I haven't reproduced this bug after running the same tp-qemu test case "migrate.with_reboot.tcp" with more than 50 cycles repeat. Will update here once I got a chance to reproduce it. qemu-kvm-ma-2.10.0-21.el7_5.2 kernel-4.14.0-49.2.1.el7a.s390x
Hi Lukáš, I've now tried to reproduce this problem on the kerneldev5 LPAR, but so far I also failed. I've ran it 50 times with qemu-kvm 2.12, and all tests succeeded. Then I installed qemu-kvm-ma-2.10.0-21.el7_5.2.s390x and kernel 4.14.0-49.9.1.el7a.s390x and ran it again for 50 times, and avocado reported "PASS" again for all tests. Is there something special with your LPAR maybe? I wonder whether it has shared CPUs with other LPARs and you've just hit a wrong point in time when the other LPARs were very loaded? Can you still reproduce the problem (maybe also try with qemu v2.12 from RHEL7.6)?
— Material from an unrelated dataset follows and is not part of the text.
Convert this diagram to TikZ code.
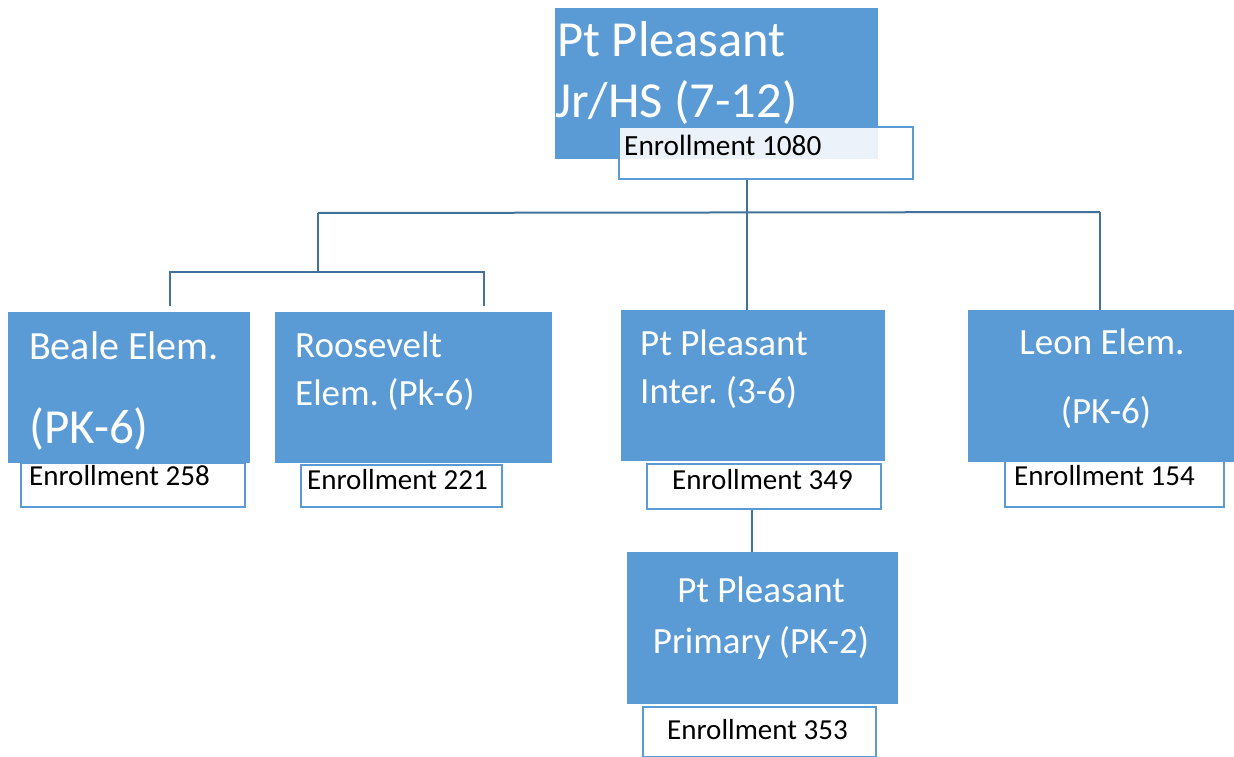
\documentclass[tikz,border=0pt]{standalone}
\usepackage{fontspec}
\setmainfont{Carlito}
\usetikzlibrary{calc,positioning}
\definecolor{boxblue}{HTML}{5B9BD5}
\definecolor{linkblue}{HTML}{41719C}
\frenchspacing

\begin{document}
\begin{tikzpicture}[x=1pt, y=-1pt,
    school/.style={rectangle, fill=boxblue, draw=boxblue, line width=0.8pt, anchor=north west, inner sep=0pt},
    enroll/.style={rectangle, fill=white, draw=boxblue, line width=2pt, anchor=north west, inner sep=0pt},
    title/.style={text=white, anchor=base west, inner sep=0pt, font=\fontsize{37}{44}\selectfont},
    count/.style={text=black, anchor=base west, inner sep=0pt, font=\fontsize{29}{34}\selectfont},
    link/.style={draw=linkblue, line width=2pt}]
    \useasboundingbox (0,0) rectangle (1234,757);
    \clip (0,0) rectangle (1234,757);

    \node (jrhs) [school, minimum width=322pt, minimum height=150pt] at (555,8) {};
    \node (jrhs-l1) [title, font=\fontsize{50.5}{60}\selectfont] at (557,57) {Pt Pleasant};
    \node (jrhs-l2) [title, font=\fontsize{50.5}{60}\selectfont] at (555,118) {Jr/HS (7-12)};
    \node (jrhs-enr) [enroll, fill opacity=0.88, minimum width=294pt, minimum height=52pt] at (618,126) {};
    \node (jrhs-count) [count, font=\fontsize{29.3}{34}\selectfont] at (624,156) {Enrollment 1080};

    \node (beale-enr) [enroll, minimum width=224pt, minimum height=44pt] at (20,462) {};
    \node (roosevelt-enr) [enroll, minimum width=201pt, minimum height=42pt] at (300,464) {};
    \node (inter-enr) [enroll, minimum width=234pt, minimum height=45pt] at (646,463) {};
    \node (leon-enr) [enroll, minimum width=219pt, minimum height=48pt] at (1004,458) {};
    \node (primary-enr) [enroll, minimum width=233pt, minimum height=50pt] at (642,706) {};

    \node (beale) [school, minimum width=241pt, minimum height=150pt] at (8,312) {};
    \node (roosevelt) [school, minimum width=276pt, minimum height=150pt] at (275,312) {};
    \node (inter) [school, minimum width=263pt, minimum height=150pt] at (621,310) {};
    \node (leon) [school, minimum width=266pt, minimum height=151pt] at (968,310) {};
    \node (primary) [school, minimum width=270pt, minimum height=151pt] at (627,552) {};

    \node (beale-l1) [title, font=\fontsize{40}{48}\selectfont] at (29,359) {Beale Elem.};
    \node (beale-l2) [title, font=\fontsize{49}{58}\selectfont] at (29,443) {(PK-6)};
    \node (roosevelt-l1) [title] at (295,357) {Roosevelt};
    \node (roosevelt-l2) [title] at (295,405) {Elem. (Pk-6)};
    \node (inter-l1) [title] at (640,355) {Pt Pleasant};
    \node (inter-l2) [title] at (640,403) {Inter. (3-6)};
    \node (leon-l1) [title, anchor=base] at (1102,354) {Leon Elem.};
    \node (leon-l2) [title, anchor=base] at (1106,423) {(PK-6)};
    \node (primary-l1) [title, anchor=base] at (761,602) {Pt Pleasant};
    \node (primary-l2) [title, anchor=base] at (761,653) {Primary (PK-2)};

    \node (beale-count) [count] at (29,485) {Enrollment 258};
    \node (roosevelt-count) [count] at (307,489) {Enrollment 221};
    \node (inter-count) [count] at (672,489) {Enrollment 349};
    \node (leon-count) [count] at (1014,485) {Enrollment 154};
    \node (primary-count) [count] at (667,739) {Enrollment 353};

    \coordinate (hub) at (747,213);
    \coordinate (west) at (318,213);
    \coordinate (east) at (1100,212);
    \coordinate (westdrop) at (318,272);
    \coordinate (bealetop) at (170,306);
    \coordinate (roosetop) at (484,306);
    \coordinate (stem) at (752,530);

    \draw [link] (jrhs-enr.south -| hub) -- (inter.north -| hub);
    \draw [link] (west) -- (east);
    \draw [link] (east) -- (leon.north -| east);
    \draw [link] (west) -- (westdrop);
    \draw [link] (bealetop) |- (westdrop) -| (roosetop);
    \draw [link] (inter-enr.south -| stem) -- (primary.north -| stem);
\end{tikzpicture}
\end{document}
(In reply to Thomas Huth from comment #6) > Hi Lukáš, > I've now tried to reproduce this problem on the kerneldev5 LPAR, but so far > I also failed. I've ran it 50 times with qemu-kvm 2.12, and all tests > succeeded. Then I installed qemu-kvm-ma-2.10.0-21.el7_5.2.s390x and kernel > 4.14.0-49.9.1.el7a.s390x and ran it again for 50 times, and avocado reported > "PASS" again for all tests. > Is there something special with your LPAR maybe? I wonder whether it has > shared CPUs with other LPARs and you've just hit a wrong point in time when > the other LPARs were very loaded? Can you still reproduce the problem (maybe > also try with qemu v2.12 from RHEL7.6)? Hi, Thomas At the Monday night this week, I also borrowed Lukáš's LPAR (kerneldev8), and run at least 30 times, all PASS... Lukáš got my test results and logs, not sure what is the difference between my testing and his.
I haven't got this issue for quite a while, but I noticed the system memory was at it's limits so it is possible that the process got swapped, which could have resulted in long timeouts. I'll keep an eye on this and let you know on tomorrows meeting whether we could close this one or not.
OK, it looks like the problem was really low memory. I'm sorry for bothering you.